| Dataset content |
** Begin **
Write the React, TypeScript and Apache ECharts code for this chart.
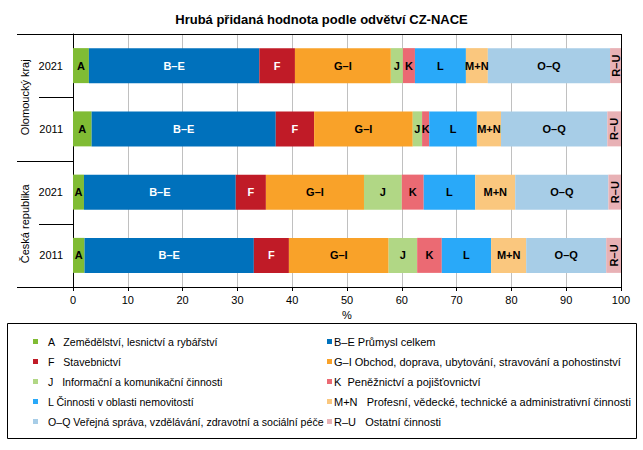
import React, { useEffect, useRef } from "react";
import * as echarts from "echarts";

const chartTitle = "Hrubá přidaná hodnota podle odvětví CZ-NACE";
const categories = ["Olomoucký kraj 2021", "Olomoucký kraj 2011", "Česká republika 2021", "Česká republika 2011"];
const yearLabels = ["2021", "2011", "2021", "2011"];
const groupNames = ["Olomoucký kraj", "Česká republika"];
const groupRanges = [[0, 1], [2, 3]];
const xTicks = [0, 10, 20, 30, 40, 50, 60, 70, 80, 90, 100];

const codes = ["A", "B–E", "F", "G–I", "J", "K", "L", "M+N", "O–Q", "R–U"];
const legendNames = [
  "A   Zemědělství, lesnictví a rybářství",
  "B–E Průmysl celkem",
  "F   Stavebnictví",
  "G–I Obchod, doprava, ubytování, stravování a pohostinství",
  "J   Informační a komunikační činnosti",
  "K  Peněžnictví a pojišťovnictví",
  "L Činnosti v oblasti nemovitostí",
  "M+N   Profesní, vědecké, technické a administrativní činnosti",
  "O–Q Veřejná správa, vzdělávání, zdravotní a sociální péče",
  "R–U   Ostatní činnosti",
];
const colors = ["#80BC34", "#0071BC", "#C01B27", "#F9A229", "#B1D785", "#EB6A73", "#29A9F9", "#FAC77E", "#A7CDE7", "#E8B1B5"];
const whiteLabel = [false, true, true, false, false, false, false, false, false, false];

// values in %, order of categories
const valA = [2.9, 3.4, 2.0, 2.1];
const valBE = [31.1, 33.6, 27.7, 30.9];
const valF = [6.5, 7.0, 5.5, 6.4];
const valGI = [17.5, 18.0, 17.9, 18.2];
const valJ = [2.2, 1.7, 6.9, 5.2];
const valK = [2.2, 1.3, 4.0, 4.5];
const valL = [9.3, 8.7, 9.4, 9.0];
const valMN = [4.0, 4.4, 7.3, 6.4];
const valOQ = [22.3, 19.4, 17.0, 14.6];
const valRU = [2.0, 2.5, 2.3, 2.7];
const seriesValues = [valA, valBE, valF, valGI, valJ, valK, valL, valMN, valOQ, valRU];

const leftLegend = [0, 2, 4, 6, 8];
const rightLegend = [1, 3, 5, 7, 9];

const FONT = "'Liberation Sans', Arial, sans-serif";

export default function App() {
  const ref = useRef<HTMLDivElement>(null);
  useEffect(() => {
    document.body.style.margin = "0";
    const chart = echarts.init(ref.current!, null, { renderer: "svg" });
    const gridL = 73, gridR = 22, gridT = 34, gridB = 163;
    const legendBase = {
      orient: "vertical",
      top: 335,
      padding: 0,
      itemWidth: 5,
      itemHeight: 5,
      itemGap: 7,
      icon: "rect",
    };
    const option: any = {
      animation: false,
      backgroundColor: "#ffffff",
      textStyle: { fontFamily: FONT },
      title: {
        text: chartTitle,
        left: "center",
        top: 8,
        textStyle: { fontFamily: FONT, fontSize: 13, fontWeight: "bold", color: "#000" },
      },
      grid: { left: gridL, right: gridR, top: gridT, bottom: gridB },
      legend: [
        {
          ...legendBase,
          left: 33,
          data: leftLegend.map((i) => legendNames[i]),
          formatter: (name: string) => `{t|${name}}`,
          textStyle: {
            fontFamily: FONT,
            fontSize: 11,
            color: "#000",
            lineHeight: 13,
            padding: [0, 0, 0, 5],
            rich: { t: { fontFamily: FONT, fontSize: 10.6, color: "#000", lineHeight: 13 } },
          },
        },
        {
          ...legendBase,
          left: 327,
          data: rightLegend.map((i) => legendNames[i]),
          textStyle: { fontFamily: FONT, fontSize: 11, color: "#000", lineHeight: 13, padding: [0, 0, 0, -3] },
        },
      ],
      xAxis: {
        type: "value",
        min: xTicks[0],
        max: xTicks[xTicks.length - 1],
        interval: 10,
        name: "%",
        nameLocation: "middle",
        nameGap: 21,
        nameTextStyle: { fontFamily: FONT, fontSize: 11, color: "#000" },
        axisLine: { show: true, lineStyle: { color: "#000", width: 1 } },
        axisTick: { show: true, length: 4, lineStyle: { color: "#000" } },
        axisLabel: { fontFamily: FONT, fontSize: 11, color: "#000", margin: 7 },
        splitLine: { show: true, lineStyle: { color: "#c0c0c0", width: 1 } },
      },
      yAxis: {
        type: "category",
        inverse: true,
        data: categories,
        axisLine: { show: true, lineStyle: { color: "#000", width: 1 } },
        axisTick: { show: false },
        axisLabel: {
          fontFamily: FONT,
          fontSize: 11,
          color: "#000",
          margin: 10,
          formatter: (_v: string, idx: number) => yearLabels[idx],
        },
      },
      series: codes.map((code, i) => ({
        type: "bar",
        name: legendNames[i],
        stack: "total",
        barWidth: 35,
        data: seriesValues[i],
        itemStyle: { color: colors[i] },
        label: {
          show: true,
          position: "inside",
          formatter: () => code,
          fontFamily: FONT,
          fontSize: 11,
          fontWeight: "bold",
          color: whiteLabel[i] ? "#fff" : "#000",
          rotate: code === "R–U" ? 90 : 0,
          textBorderWidth: 0,
        },
        emphasis: { disabled: true },
      })),
    };
    chart.setOption(option);

    // decorations computed from the axes
    const px = (cat: number) => (chart.convertToPixel({ yAxisIndex: 0 }, categories[cat]) as number);
    const xPx = (v: number) => (chart.convertToPixel({ xAxisIndex: 0 }, v) as number);
    const x0 = xPx(0), x100 = xPx(100);
    const top = gridT, bottom = 450 - gridB;
    const farLeft = 17, midLeft = 39;
    const graphics: any[] = [];
    const line = (x1: number, y1: number, x2: number, y2: number) => ({
      type: "line",
      shape: { x1, y1, x2, y2 },
      style: { stroke: "#000", lineWidth: 1 },
      z: 100,
    });
    graphics.push(line(farLeft, top + 0.5, x100, top + 0.5));
    graphics.push(line(farLeft, bottom + 0.5, x0, bottom + 0.5));
    graphics.push(line(x100 + 0.5, top, x100 + 0.5, bottom));
    for (let c = 0; c < categories.length - 1; c++) {
      const y = Math.round((px(c) + px(c + 1)) / 2) + 0.5;
      const isGroupBoundary = groupRanges.some((r) => r[1] === c);
      graphics.push(line(isGroupBoundary ? farLeft : midLeft, y, x0, y));
    }
    groupRanges.forEach((r, gi) => {
      const yc = (px(r[0]) + px(r[1])) / 2;
      graphics.push({
        type: "text",
        x: 25,
        y: yc,
        rotation: Math.PI / 2,
        style: {
          text: groupNames[gi],
          fontFamily: FONT,
          fontSize: 11,
          fill: "#000",
          textAlign: "center",
          textVerticalAlign: "middle",
        },
        z: 100,
      });
    });
    graphics.push({
      type: "rect",
      shape: { x: 7.5, y: 323.5, width: 629, height: 115 },
      style: { fill: "none", stroke: "#000", lineWidth: 1 },
      z: 100,
    });
    chart.setOption({ graphic: graphics });

    return () => chart.dispose();
  }, []);
  return <div ref={ref} style={{ width: 643, height: 450 }} />;
}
** End **
| Directions |
Give again, exactly, the lines from the start of the data through the one holding "80, 90, 100];"; omit the pictures.

| Response to the exercise |
Write the React, TypeScript and Apache ECharts code for this chart.
import React, { useEffect, useRef } from "react";
import * as echarts from "echarts";

const chartTitle = "Hrubá přidaná hodnota podle odvětví CZ-NACE";
const categories = ["Olomoucký kraj 2021", "Olomoucký kraj 2011", "Česká republika 2021", "Česká republika 2011"];
const yearLabels = ["2021", "2011", "2021", "2011"];
const groupNames = ["Olomoucký kraj", "Česká republika"];
const groupRanges = [[0, 1], [2, 3]];
const xTicks = [0, 10, 20, 30, 40, 50, 60, 70, 80, 90, 100];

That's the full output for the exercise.